Blind to the sea of weeds
Blind to the splendor long gone
Leaving only pity in its wake
Not a single soul
Could she call her own

Fools they were
Those that called her a crone
Oh! What did they know?
Of the secrets she’d known?


The times gone by
Have left their scars unhealed
Scars? Or are they
Or are they relics
Of a past to be cherished?

Friday, March 27, 2009

of balika vadhus and nagasaki

“ Saans leti hain jo katputliyaan
Unki bhi aati hain koi doliyaan
Aansuon mein bheegi hain khamoshiyan”

Wow! Javed Akhtar has managed, very skillfully, to capture, the imagery of an Indian wedding. These lines never fail to give me goose pimples every time i listen.

Suddenly, I find that a horde of women centric series have mushroomed on the television. Not that they weren’t always that way, but the ones I refer to right now are typically set in some village (obviously in Rajasthan), and churn out episode after episode of glycerine and suffer agonies that Hercules could not have endured.

Which used to make me wonder, why? Is there such a dearth of topics?
And, the other day, I was answered. As a part of the show, one of these sob factories displayed a shocking piece of data. It said that in the recent years, the female population in five states in India has fallen to nearly 800 females per 1000 males.

Living in a metropolis and being born into a well educated family has ensured that such news items remain’ news items’ for me and, thankfully, nothing more. But being an ardent fan of science in general it deeply saddens me that people do have not learnt to appreciate it in its true magnificence.
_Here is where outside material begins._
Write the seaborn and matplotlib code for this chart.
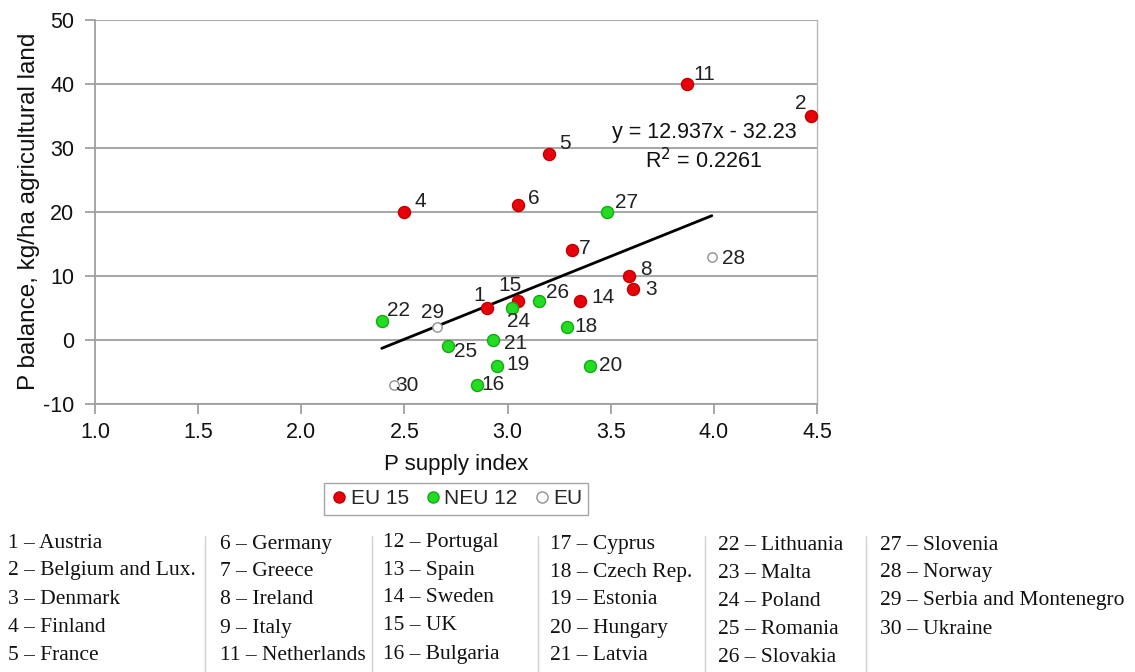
import numpy as np
import pandas as pd
import seaborn as sns
import matplotlib.pyplot as plt
from matplotlib.lines import Line2D

# Country number, P supply index, P balance (kg/ha), group
country_ids = [1, 2, 3, 4, 5, 6, 7, 8, 11, 14, 15,
               16, 18, 19, 20, 21, 22, 24, 25, 26, 27,
               28, 29, 30]
supply_index = [2.90, 4.47, 3.61, 2.50, 3.20, 3.05, 3.31, 3.59, 3.87, 3.35, 3.05,
                2.85, 3.29, 2.95, 3.40, 2.93, 2.39, 3.02, 2.71, 3.15, 3.48,
                3.99, 2.66, 2.45]
p_balance = [5, 35, 8, 20, 29, 21, 14, 10, 40, 6, 6,
             -7, 2, -4, -4, 0, 3, 5, -1, 6, 20,
             13, 2, -7]
groups = ["EU 15"] * 11 + ["NEU 12"] * 10 + ["EU"] * 3

# Linear trend reported on the chart
slope, intercept, r_squared = 12.937, -32.23, 0.2261
fit_x = [2.39, 3.99]

# Label offsets (pixels) for the point numbers
label_offsets = {1: (-8, 12), 2: (-10, 12), 3: (18, -1), 4: (16, 10), 5: (16, 11),
                 6: (16, 7), 7: (13, 2), 8: (17, 6), 11: (17, 9), 14: (23, 4),
                 15: (-8, 16), 16: (16, 0), 18: (19, 1), 19: (21, 1), 20: (21, 0),
                 21: (22, -4), 22: (17, 10), 24: (7, -14), 25: (18, -5), 26: (19, 9),
                 27: (20, 9), 28: (22, -2), 29: (-5, 15), 30: (13, -1)}

country_names = {
    1: "Austria", 2: "Belgium and Lux.", 3: "Denmark", 4: "Finland", 5: "France",
    6: "Germany", 7: "Greece", 8: "Ireland", 9: "Italy", 11: "Netherlands",
    12: "Portugal", 13: "Spain", 14: "Sweden", 15: "UK", 16: "Bulgaria",
    17: "Cyprus", 18: "Czech Rep.", 19: "Estonia", 20: "Hungary", 21: "Latvia",
    22: "Lithuania", 23: "Malta", 24: "Poland", 25: "Romania", 26: "Slovakia",
    27: "Slovenia", 28: "Norway", 29: "Serbia and Montenegro", 30: "Ukraine",
}
table_columns = [[1, 2, 3, 4, 5], [6, 7, 8, 9, 11], [12, 13, 14, 15, 16],
                 [17, 18, 19, 20, 21], [22, 23, 24, 25, 26], [27, 28, 29, 30]]

df = pd.DataFrame({"id": country_ids, "supply": supply_index,
                   "balance": p_balance, "group": groups})

sns.set_theme(style="white")
plt.rcParams["font.family"] = ["Liberation Sans", "DejaVu Sans"]
plt.rcParams["axes.unicode_minus"] = False

W, H = 1135, 672
fig = plt.figure(figsize=(W / 100, H / 100), dpi=100)
ax = fig.add_axes([95 / W, 1 - 404 / H, (817 - 95) / W, (404 - 19.6) / H])

styles = {
    "EU 15": dict(color="#e8000b", edgecolor="#c00000", s=75),
    "NEU 12": dict(color="#22dd22", edgecolor="#16a816", s=75),
    "EU": dict(color="white", edgecolor="#909090", s=45),
}
for g, st in styles.items():
    sub = df[df["group"] == g]
    sns.scatterplot(data=sub, x="supply", y="balance", ax=ax, label=g,
                    color=st["color"], edgecolor=st["edgecolor"], s=st["s"],
                    linewidth=1.0, zorder=4, clip_on=False)

# Trend line
trend = pd.DataFrame({"x": fit_x})
trend["y"] = slope * trend["x"] + intercept
sns.lineplot(data=trend, x="x", y="y", ax=ax, color="black", linewidth=2, zorder=3)

for cid, x, y in zip(country_ids, supply_index, p_balance):
    dx, dy = label_offsets[cid]
    ax.annotate(str(cid), (x, y), xytext=(dx, dy), textcoords="offset pixels",
                ha="center", va="center", fontsize=15, color="#222222", zorder=5)

ax.text(0.8435, 0.707, f"y = {slope}x - {abs(intercept)}", transform=ax.transAxes,
        ha="center", va="center", fontsize=15.5, color="#111111")
ax.text(0.8435, 0.632, f"R$^2$ = {r_squared}", transform=ax.transAxes,
        ha="center", va="center", fontsize=15.5, color="#111111")

ax.set_xlim(1.0, 4.5)
ax.set_ylim(-10, 50)
ax.set_xticks(np.arange(1.0, 4.51, 0.5))
ax.set_xticklabels([f"{v:.1f}" for v in np.arange(1.0, 4.51, 0.5)])
ax.set_yticks(np.arange(-10, 51, 10))
ax.yaxis.grid(True, color="#a8a8a8", linewidth=1.5)
ax.xaxis.grid(False)
for side in ["left", "bottom"]:
    ax.spines[side].set_color("#a0a0a0")
    ax.spines[side].set_linewidth(1.3)
ax.spines["right"].set_color("#b8b8b8")
ax.spines["right"].set_linewidth(1.0)
ax.spines["top"].set_visible(False)
ax.tick_params(axis="both", which="major", direction="out", length=7, width=1.3,
               color="#a0a0a0", labelsize=15.5, labelcolor="#111111")
ax.tick_params(axis="x", pad=6)
ax.tick_params(axis="y", pad=8)
ax.tick_params(left=True, bottom=True)
ax.set_xlabel("P supply index", fontsize=16, color="#111111", labelpad=8)
ax.set_ylabel("P balance, kg/ha agricultural land", fontsize=17.5, color="#111111",
              labelpad=2)

if ax.legend_:
    ax.legend_.remove()
leg_handles = [Line2D([], [], marker="o", linestyle="", markersize=8,
                      markerfacecolor=styles[g]["color"],
                      markeredgecolor=styles[g]["edgecolor"]) for g in styles]
fig.legend(leg_handles, list(styles.keys()), loc="center", ncol=3,
           bbox_to_anchor=(456 / W, 1 - 499 / H), fontsize=15, frameon=True,
           fancybox=False, edgecolor="#909090", handletextpad=0.1,
           columnspacing=0.7, borderpad=0.3, handlelength=0.9)

# Country key below the chart
col_x = [8, 220, 383, 550, 718, 880]
col_shift = [0, 1, -1, 1, 3, 2]
row_y = [543, 571, 599, 627, 655]
sep_x = [205, 372, 538, 705, 866]
for cx, dy, ids in zip(col_x, col_shift, table_columns):
    for ry, cid in zip(row_y, ids):
        fig.text(cx / W, 1 - (ry + dy) / H, f"{cid} – {country_names[cid]}",
                 ha="left", va="center", fontsize=15.5,
                 family=["Liberation Serif", "DejaVu Serif"], color="#111111")
for sx in sep_x:
    fig.add_artist(Line2D([sx / W, sx / W], [1 - 536 / H, 0], color="#d0d0d0",
                          linewidth=1.0))

fig.savefig("out.png", dpi=100)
Knowledge, for its own sake alone, alas, has always been the ‘cake’of a few.
Driven by commercial or social prejudices, humanity is no stranger to its gross misuse. One needs only to look back at two days in a certain August to know what I’m referring to.
I sometimes feel that all those venerable men and women of science were born too early. Decency, compassion and infinite respect for Life should have had more chance to take root.


Like Spiderman said, “With great power comes great responsibility.” And it’s no use having power if you don’t realize this.